View Full Version : What does crowning a barrel mean?
May 9, 2002, 11:45 PM
Just curious, I heard that one cure for keyholing is to have the barrel of a gun "crowned". What does that mean? What is crowning?
May 10, 2002, 12:08 AM
Crowning generally refers to the contouring of the muzzle end of the barrel.
You can see it best in a rifle, where the crown is normally a roundish depression, with the exterior of the barrel extending up past the actual muzzle.
The idea is to both protect the rifling and also square the rifling so that the bullet is released uniformly from the rifling. If the crowning is off or damaged, it can have a seriously detrimental effect on accuracy.
Recrowning the barrel can be tried as an accuracy fix.
May 10, 2002, 12:11 AM
(as usual I'm sure that someone much more knowledgeable than me will be answering while I'm typing this in .....)
Essentially it is having the end of the barrel reground so that the grooves in the barrel end at the same point. If one is longer than another it will cause the bullet to tumble when fired, thus the keyholing. By having them all the same length it will (in theory) give a more stable spin to the bullet.
May 10, 2002, 12:13 AM
Yep, upon review of the thread I was right. Thanks Mike.
May 10, 2002, 12:15 AM
Mike nailed it. Greg too.
Accuracy and protection of end of the bore.
May 10, 2002, 08:33 AM
Mike has mentioned a target crown, but lets step back for a second. Manufacturers have learned that a particular ramp angle at the muzzle will deliver best accuracy. It's a counterbore from the muzzle into the rifling, and even if they are even, some angles have proven more accurate than others.
Rifles and high power pistols sometimes have to be re-crowned. That's because the hot, high pressure gases that push the bullet down the barrel escape irregularly as the bullet leaves the barrel, and may erode the barrel further.
Another cause of erosion that requires recrowning, if not rebarreling, is the erosion caused by a cleaning rod inserted from the muzzle. This is a common problem with the M1 Garand, for example, and sometimes a 1/4" has to be cut off, if the barrel can be saved at all. In the worst cases you may see keyholing, but more likely a rifle that was shooting 1/5" groups will start shooting 3" group over time. Throat erosion is usually less of a problem.

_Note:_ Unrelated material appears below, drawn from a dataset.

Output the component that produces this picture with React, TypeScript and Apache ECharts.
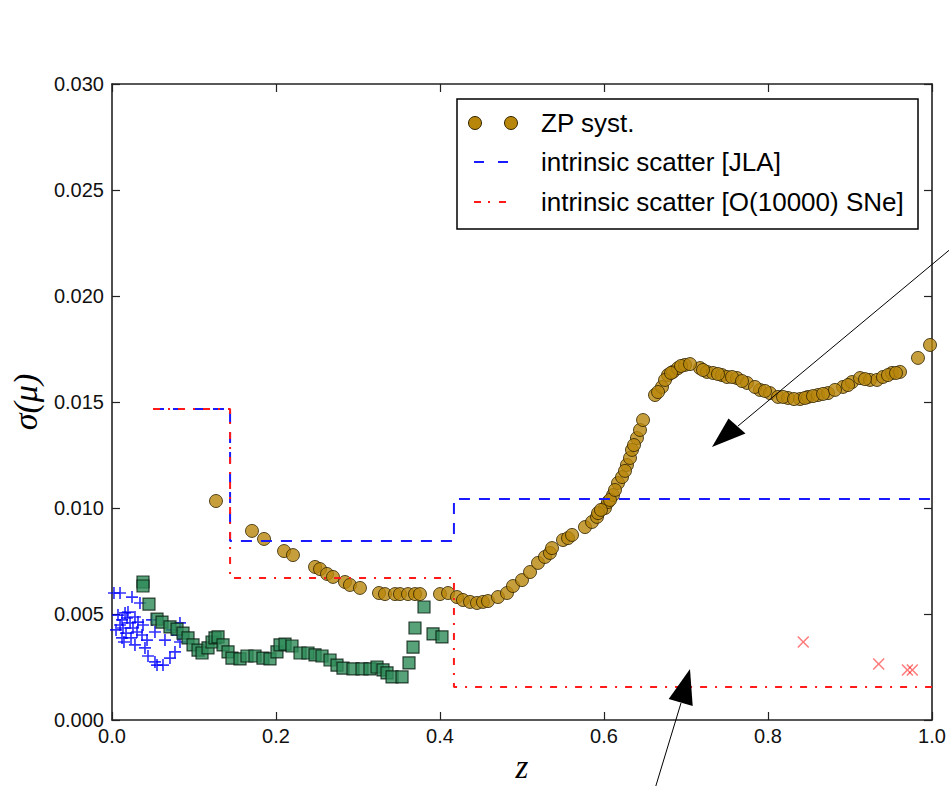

Most high power or service rifles will show a rounded shape at the muzzle, with the ramp not really visible. A target crown is recessed in a heavy barrel rifle such as a target rifle, to prevent the crown from being nicked.
On the Garand and similar rifles, the "bullet test" is used. A bullet from the standard M2 service ammo is inserted in the muzzle, and the distance measured from the muzzle to the case. If it goes all the way in, it's shot. A reading of 1/8" or more means it usually good for another 1,000 rounds or so.
When the previous owner of the CZ 85 Combat I bought complained that he could not get the pisto lto group well, one of the things I did was to have the barrel recrowned - it's usually $25-35.
May 11, 2002, 12:29 PM
what would one expect to pay for a rifle to be recrowned?
May 11, 2002, 10:01 PM
Hi, VVG and guys,
Cutting 1/4 inch of an M1 rifle barrel will put it right on the edge of failure to function. Gus Fisher recommends 1/10 as the max, and I agree with him. Trouble is 1/10 (or sometimes even 1/4) might not be enough to clean up badly worn muzzle. With an M1, wear almost always is from the cleaning rod. I have never heard cleaning rod wear called "erosion" and that is not a common use of the term. True erosion is seldom a problem at the rifle muzzle since the gas has cooled enough that what we usually call erosion rarely happens.
All in all, for an M1, the best solution is barrel replacement. With a manual action, or a gas gun with the gas port further back, backboring or severe trimming may well be an option.
A bullet test is a "quick and dirty" way to determine bore diameter at the muzzle, but a gauge is better since bullet ogives are not standard.